> **AIM**: Repeat the lines of the data that follow, please, starting at the first and stopping after the one with "import numpy as np".
┏━━
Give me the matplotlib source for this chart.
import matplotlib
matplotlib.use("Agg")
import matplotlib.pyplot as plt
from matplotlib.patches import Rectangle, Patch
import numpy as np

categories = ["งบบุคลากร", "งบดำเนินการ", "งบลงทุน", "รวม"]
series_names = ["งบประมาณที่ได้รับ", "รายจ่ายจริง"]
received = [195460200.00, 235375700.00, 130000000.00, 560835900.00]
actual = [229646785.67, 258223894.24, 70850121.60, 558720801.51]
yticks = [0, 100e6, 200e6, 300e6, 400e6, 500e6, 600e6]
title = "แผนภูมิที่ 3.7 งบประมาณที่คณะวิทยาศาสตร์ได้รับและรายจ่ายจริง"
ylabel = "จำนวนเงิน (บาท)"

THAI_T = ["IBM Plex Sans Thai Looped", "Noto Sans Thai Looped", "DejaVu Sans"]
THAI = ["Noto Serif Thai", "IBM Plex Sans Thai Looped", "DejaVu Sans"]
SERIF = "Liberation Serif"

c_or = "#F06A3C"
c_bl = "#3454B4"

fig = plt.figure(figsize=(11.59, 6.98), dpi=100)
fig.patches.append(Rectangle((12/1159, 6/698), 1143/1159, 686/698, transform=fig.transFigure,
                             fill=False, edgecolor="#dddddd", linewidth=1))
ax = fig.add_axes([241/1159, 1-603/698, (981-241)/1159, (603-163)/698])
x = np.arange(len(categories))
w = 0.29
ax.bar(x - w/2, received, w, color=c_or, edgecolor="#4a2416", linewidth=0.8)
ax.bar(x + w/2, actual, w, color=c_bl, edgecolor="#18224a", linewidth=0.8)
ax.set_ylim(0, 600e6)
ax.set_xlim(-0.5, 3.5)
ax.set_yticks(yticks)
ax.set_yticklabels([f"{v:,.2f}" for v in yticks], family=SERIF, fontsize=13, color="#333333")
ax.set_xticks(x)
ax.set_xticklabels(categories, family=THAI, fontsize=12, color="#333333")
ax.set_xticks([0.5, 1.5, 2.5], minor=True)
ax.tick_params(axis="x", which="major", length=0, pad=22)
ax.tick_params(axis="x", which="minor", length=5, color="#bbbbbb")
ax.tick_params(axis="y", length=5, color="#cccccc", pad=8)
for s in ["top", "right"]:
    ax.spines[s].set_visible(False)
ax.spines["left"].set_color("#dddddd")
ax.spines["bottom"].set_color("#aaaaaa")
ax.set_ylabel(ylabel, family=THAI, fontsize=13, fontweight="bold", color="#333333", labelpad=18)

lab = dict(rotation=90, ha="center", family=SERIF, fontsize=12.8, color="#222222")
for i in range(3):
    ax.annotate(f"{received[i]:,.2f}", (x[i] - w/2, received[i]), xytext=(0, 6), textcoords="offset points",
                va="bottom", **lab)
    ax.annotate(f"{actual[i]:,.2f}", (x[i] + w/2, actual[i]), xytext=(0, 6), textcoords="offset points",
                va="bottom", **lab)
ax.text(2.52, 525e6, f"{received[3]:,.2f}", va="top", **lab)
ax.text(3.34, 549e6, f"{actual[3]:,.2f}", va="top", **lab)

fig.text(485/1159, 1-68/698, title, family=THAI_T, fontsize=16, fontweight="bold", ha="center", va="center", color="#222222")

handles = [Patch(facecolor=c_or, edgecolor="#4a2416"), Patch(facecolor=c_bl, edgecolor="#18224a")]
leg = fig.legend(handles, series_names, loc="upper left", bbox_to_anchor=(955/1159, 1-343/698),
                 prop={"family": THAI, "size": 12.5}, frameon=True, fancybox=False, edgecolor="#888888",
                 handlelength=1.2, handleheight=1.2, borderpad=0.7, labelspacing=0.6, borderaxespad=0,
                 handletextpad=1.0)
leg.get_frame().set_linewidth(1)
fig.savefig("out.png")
┗━━
> **RESPONSE TO THE EXERCISE**:
Give me the matplotlib source for this chart.
import matplotlib
matplotlib.use("Agg")
import matplotlib.pyplot as plt
from matplotlib.patches import Rectangle, Patch
import numpy as np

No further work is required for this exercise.